Edwin Hubbel Chapin, Author

It's hard to live in our breathtaking civilization without noticing the amount of faces looking back at you from every billboard, screen, and magazine cover.  They all have something in common.  They are reflections of perfection.  Large level eyes, symmetrical face, high cheekbones and a small nose.  Perfection that is skin deep, but that's as deep as our eyes can see.  Except of course Superman and I think Dr. Doom.

Many terrible things have been done for beauty and the human physical ideal.  Many more terrible things will be.  We indulge our lust for beauty and make it into a philosophy, one without any moral compass.  And so I intend to protest it.  I will be the stick in the mud that casts stones at it.  I am a metaphor that is mixing like a blender.  

But I am actually one of them and I lied before when I said I wasn't.  I can only see skin deep.  Sometimes even when I look at myself.

Actually though, I believe our fixation with beauty isn't entirely deranged.  There is obviously some reason to it.  If you cast a shadow and are under the age of 75 you probably care what you look like, and that particular fact may not be more bad than good.  Like alcohol and strychnine it is probably alright in controlled doses.

But in my own experience the people I have met who were the most absorbed with fashion were also the most half-witted and bipolar.  Some are trying to look like images they see in the magazines, some actually look like the images in the magazines, but they are all on the same track which only goes one direction.

I have spoken to beautiful women so who were so empty it felt like some kind of paradox.  The paradox is that despite their emptiness I still wanted their attention.  But that didn't really last.

There is something changing in our civilization, or more it is a notion that is growing larger and larger beneath our unexamined desire for beauty at any expense.  The notion is that beauty is self justifying.  Becoming more beautiful is a good enough reason to do anything.  No one really would think twice about whether or not that is actually an objective improvement.

There is a term in use now, metrosexual.  A metrosexual man is a man that goes to salons, attends to his skin and cuticles, wears designer clothes and appears to be a male model.  The metrosexual is a narcissist and his purpose is exhibitionism.  He loves himself and he is in love with himself.

The metrosexual man is everywhere.  There are magazines for every part of him.  Fitness, fashion, and music.  Magazines like Maxim carry on a laughable charade where they pretend to be about masculinity but are packed with ads for clothes and cologne.  The point they are making is that you need to realize you're the center of the universe and start acting like it.  But you're only the center as long as everyone else knows it.  However there are some things about these magazines that on the surface seem inconsistent with what I just said.  These magazines often have articles about how to give women orgasms, which you might think is encouraging attending to someone other than yourself.  But what they are really about is learning to produce orgasms at will since those will be another example of your magnificence.
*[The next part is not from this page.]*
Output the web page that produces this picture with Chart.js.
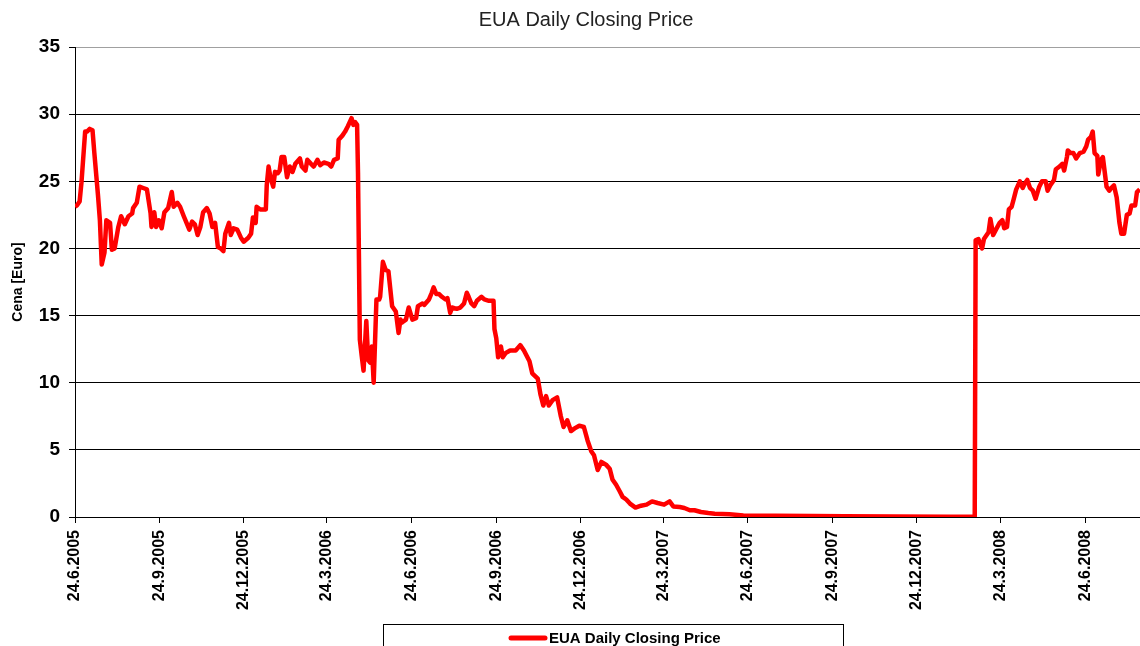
<!DOCTYPE html>
<html>
<head>
<meta charset="utf-8">
<title>EUA Daily Closing Price</title>
<script src="https://cdn.jsdelivr.net/npm/chart.js@4.4.0/dist/chart.umd.min.js"></script>
<style>
    html, body { margin: 0; padding: 0; background: #fff; }
    #wrap { width: 1140px; height: 646px; overflow: hidden; }
    canvas { display: block; }
</style>
</head>
<body>
<div id="wrap"><canvas id="euaChart" width="1172" height="680"></canvas></div>
<script>
// days since 24.6.2005
const dayOffsets = [
    0, 2, 5, 7, 11, 13, 16, 19, 21, 25, 27, 29, 32, 34, 38, 40, 43, 47, 50, 54,
    58, 62, 63, 67, 70, 74, 78, 82, 83, 86, 88, 91, 94, 97, 101, 105, 107, 111, 114, 118,
    121, 124, 127, 130, 133, 136, 139, 143, 146, 149, 152, 155, 158, 161, 163, 167, 169, 172, 176, 180,
    183, 188, 191, 193, 196, 197, 201, 207, 208, 210, 212, 215, 217, 220, 222, 224, 227, 230, 233, 236,
    239, 244, 246, 250, 252, 256, 259, 263, 266, 270, 275, 278, 281, 285, 286, 290, 293, 296, 300, 302,
    304, 306, 307, 309, 311, 313, 316, 318, 320, 322, 324, 327, 330, 331, 334, 337, 340, 344, 348, 351,
    353, 355, 359, 362, 366, 370, 372, 377, 379, 384, 387, 389, 392, 395, 398, 402, 404, 407, 409, 414,
    418, 422, 425, 427, 430, 433, 436, 441, 444, 449, 454, 455, 457, 459, 462, 464, 467, 472, 478, 483,
    487, 493, 496, 502, 505, 508, 511, 514, 518, 523, 527, 530, 534, 538, 542, 547, 552, 556, 560, 563,
    567, 571, 576, 580, 583, 587, 591, 594, 598, 602, 608, 614, 620, 626, 632, 639, 645, 649, 656, 661,
    667, 672, 679, 687, 694, 710, 725, 760, 800, 835, 890, 950, 976, 977, 980, 984, 986, 988, 991, 993,
    996, 999, 1003, 1006, 1008, 1011, 1013, 1016, 1018, 1021, 1025, 1028, 1030, 1033, 1036, 1039, 1042, 1046, 1049, 1053,
    1055, 1058, 1062, 1064, 1068, 1071, 1073, 1076, 1077, 1080, 1083, 1086, 1090, 1094, 1097, 1099, 1102, 1104, 1106, 1109,
    1110, 1113, 1115, 1117, 1119, 1122, 1124, 1127, 1130, 1133, 1135, 1138, 1141, 1144, 1146, 1150, 1152, 1155
];

const closingPrices = [
    23.1, 23.2, 23.5, 24.9, 28.7, 28.7, 28.9, 28.8, 27.1, 23.9, 22.1, 18.8, 19.7, 22.1, 21.9, 19.9, 20.0, 21.6, 22.4, 21.8,
    22.4, 22.6, 23.0, 23.4, 24.6, 24.5, 24.4, 22.6, 21.6, 22.7, 21.6, 22.1, 21.5, 22.7, 23.0, 24.2, 23.1, 23.4, 23.1, 22.4,
    21.9, 21.4, 22.0, 21.8, 21.0, 21.6, 22.7, 23.0, 22.6, 21.6, 21.9, 20.1, 20.0, 19.8, 21.1, 21.9, 21.0, 21.5, 21.4, 20.8,
    20.5, 20.8, 21.1, 22.3, 21.9, 23.1, 22.9, 22.9, 24.7, 26.1, 25.3, 24.6, 25.7, 25.6, 25.8, 26.8, 26.8, 25.3, 26.1, 25.7,
    26.3, 26.7, 26.1, 25.8, 26.6, 26.3, 26.1, 26.6, 26.2, 26.4, 26.3, 26.1, 26.6, 26.7, 28.1, 28.4, 28.7, 29.1, 29.7, 29.2,
    29.4, 29.2, 25.6, 13.2, 12.0, 10.9, 14.6, 11.7, 11.5, 12.7, 10.0, 16.2, 16.2, 16.4, 19.0, 18.4, 18.3, 15.7, 15.3, 13.7,
    14.7, 14.5, 14.7, 15.6, 14.7, 14.8, 15.7, 15.9, 15.8, 16.2, 16.7, 17.1, 16.6, 16.6, 16.4, 16.2, 16.3, 15.2, 15.6, 15.5,
    15.6, 15.9, 16.7, 16.4, 15.9, 15.7, 16.1, 16.4, 16.2, 16.1, 16.1, 14.0, 13.3, 11.9, 12.7, 11.9, 12.2, 12.4, 12.4, 12.8,
    12.4, 11.6, 10.7, 10.3, 9.1, 8.3, 9.0, 8.3, 8.7, 8.9, 7.5, 6.7, 7.2, 6.4, 6.6, 6.8, 6.7, 5.7, 4.9, 4.6,
    3.5, 4.1, 3.9, 3.6, 2.8, 2.4, 1.9, 1.5, 1.3, 1.0, 0.7, 0.84, 0.92, 1.16, 1.04, 0.92, 1.16, 0.79, 0.74, 0.67,
    0.5, 0.5, 0.37, 0.3, 0.25, 0.2, 0.12, 0.1, 0.08, 0.06, 0.03, 0.02, 0.02, 20.6, 20.7, 20.0, 20.7, 20.9, 21.2, 22.2,
    21.0, 21.4, 21.9, 22.1, 21.5, 21.6, 22.9, 23.1, 23.6, 24.4, 25.0, 24.5, 24.8, 25.1, 24.5, 24.3, 23.7, 24.6, 25.0, 25.0,
    24.3, 24.7, 25.1, 25.9, 26.1, 26.3, 25.8, 26.8, 27.3, 27.1, 27.1, 26.7, 27.1, 27.2, 27.6, 28.1, 28.3, 28.7, 27.1, 26.9,
    25.5, 26.6, 26.8, 25.7, 24.6, 24.3, 24.5, 24.7, 23.8, 21.9, 21.1, 21.1, 22.5, 22.6, 23.2, 23.2, 24.2, 24.4
];

const tickLabels = [
    '24.6.2005', '24.9.2005', '24.12.2005', '24.3.2006', '24.6.2006', '24.9.2006', '24.12.2006',
    '24.3.2007', '24.6.2007', '24.9.2007', '24.12.2007', '24.3.2008', '24.6.2008'
];
// axis runs a bit past the visible edge (the original is cropped on the right)
const axisEnd = '26.9.2008';

const yTicks = [0, 5, 10, 15, 20, 25, 30, 35];

const FONT = '"Liberation Sans", Arial, sans-serif';

const toDay = (label) => {
    const [d, m, y] = label.split('.').map(Number);
    return Math.round((Date.UTC(y, m - 1, d) - Date.UTC(2005, 5, 24)) / 86400000);
};
const tickDays = tickLabels.map(toDay);

// legend box like the excel one, partly cut by the bottom edge
const legendBox = {
    id: 'legendBox',
    afterDraw(chart) {
        const ctx = chart.ctx;
        ctx.save();
        ctx.strokeStyle = '#000';
        ctx.lineWidth = 1;
        ctx.strokeRect(383.5, 624.5, 460, 60);
        ctx.strokeStyle = '#ff0000';
        ctx.lineWidth = 5;
        ctx.lineCap = 'round';
        ctx.beginPath();
        ctx.moveTo(511, 638);
        ctx.lineTo(545, 638);
        ctx.stroke();
        ctx.fillStyle = '#000';
        ctx.font = 'bold 15px ' + FONT;
        ctx.textBaseline = 'middle';
        ctx.textAlign = 'left';
        ctx.fillText(chart.data.datasets[0].label, 549, 639);
        ctx.restore();
    }
};

document.addEventListener('DOMContentLoaded', () => {
    const ctx = document.getElementById('euaChart').getContext('2d');

    new Chart(ctx, {
        type: 'line',
        data: {
            datasets: [{
                label: 'EUA Daily Closing Price',
                data: dayOffsets.map((d, i) => ({ x: d, y: closingPrices[i] })),
                borderColor: '#ff0000',
                borderWidth: 4.5,
                borderJoinStyle: 'round',
                pointRadius: 0,
                tension: 0,
                fill: false
            }]
        },
        options: {
            responsive: false,
            animation: false,
            devicePixelRatio: 1,
            layout: { padding: 0 },
            plugins: {
                legend: { display: false },
                tooltip: { enabled: false },
                title: {
                    display: true,
                    text: 'EUA Daily Closing Price',
                    color: '#222',
                    font: { family: FONT, size: 20, weight: 'normal' },
                    padding: { top: 8, bottom: 15 }
                }
            },
            scales: {
                x: {
                    type: 'linear',
                    min: 0,
                    max: toDay(axisEnd),
                    afterFit: (s) => { s.height = 163; },
                    afterBuildTicks: (s) => { s.ticks = tickDays.map(v => ({ value: v })); },
                    ticks: {
                        autoSkip: false,
                        maxRotation: 90,
                        minRotation: 90,
                        padding: 7,
                        color: '#000',
                        font: { family: FONT, size: 16, weight: 'bold' },
                        callback: (value) => tickLabels[tickDays.indexOf(value)]
                    },
                    grid: { drawOnChartArea: false, drawTicks: true, tickLength: 6, color: '#000' },
                    border: { display: true, color: '#000', width: 1 }
                },
                y: {
                    min: 0,
                    max: 35,
                    afterFit: (s) => { s.width = 75; },
                    afterBuildTicks: (s) => { s.ticks = yTicks.map(v => ({ value: v })); },
                    ticks: {
                        padding: 9,
                        color: '#000',
                        font: { family: FONT, size: 19, weight: 'bold' }
                    },
                    grid: {
                        color: (c) => c.tick && c.tick.value === 35 ? '#a0a0a0' : '#000',
                        tickColor: '#000',
                        tickLength: 6,
                        lineWidth: 1
                    },
                    border: { display: true, color: '#000', width: 1 },
                    title: {
                        display: true,
                        text: 'Cena [Euro]',
                        color: '#000',
                        font: { family: FONT, size: 14, weight: 'bold' },
                        padding: { top: 10, bottom: 0 }
                    }
                }
            }
        },
        plugins: [legendBox]
    });
});
</script>
</body>
</html>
I had a membership at a fitness place downtown where I would swim as a way to curb the damage I like to do to my health on a regular basis.  In the locker room there were many metrosexuals.  Men with frosted hair and waxed bodies sculpted like calvin klein models.  You would think they were gay but they weren't.

They would stand in the mirror and admire their toned triceps, lats, abdomnenonals and all the other shit I couldn't name with a chart.  Of course I see nothing wrong with what they have done with their physical health, but it appears that something has happened to their mind.  While they stand in the mirror admiring their masterpiece I get the feeling should human geometry permit it they might like nothing better than to penetrate themselves with their own awesome erection and bestow on themselves the sex of a lifetime.
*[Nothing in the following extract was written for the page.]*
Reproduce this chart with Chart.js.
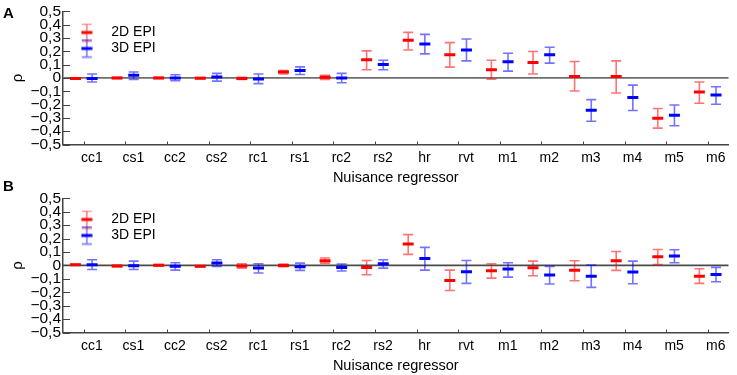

But since that is impossible they have to settle for some sufficient reflection of their beauty they find in an equivalently attractive female counterpart.

These self adoring jocks who spend as much time on their appearance per day as I do per week are participating in a beauty arms race that seems to have the potential to escalate infinitely.  I can't compete, or more truthfully, I can't win.  I have no choice but to compete.  That was probably how it started with them as well.  They came to the conclusion that if you need to compete you might as well shoot for first place.  And so what begins as a grudging acceptance of a shallow society becomes bent into foppish dandyism.

These men once seemed laughable to me, but I am laughable to them.  With my stupid haircut and out of date style I am about as cool as Huey Lewis.

And I don't know if you've noticed this, but style tends to beat substance every single time.  And this goes for more than just the way people look and dress.  Trends don't end with just clothes.  Trends are rarely very deep.  We don't have the time and energy to look very deep.  This is well known to the media, politicians, your parents and anyone trying to persuade you of anything.  They know you look at the surface, so they put things there that they want you to see.

What lies beneath it is the subtle, tangled mess of truths and relationships that we take for granted mostly so we can ignore them.  And so those things are invisible, despite the fact that it is precisely those invisible things that exert the most influence on your life.  We hand over control of our civilization to those people who operate in the perplexing depths of politics, media, and fashion.  

Occasionally rare and ambitious men and women come along who break into what lies beneath, usually to wreck it and rebuild it for their purposes.  Like the top of an iceberg we only see their public image, which may cause no great disturbance while it glides neatly alongside us, while it tears open the side of our cruise liner.  And even as we watch the water rise we can't help but be impressed with their fearlessness and marvel at the scale of their accomplishment.

One way or another, fashion reminds us we aren't in control.  Is this bad?  It depends on how you feel about control.  Would you rather focus on the window dressing?  Would you prefer to repaint the monoliths?  Judging by my own actions I guess I would.  A lot of the time I get tired just trying to control my own life.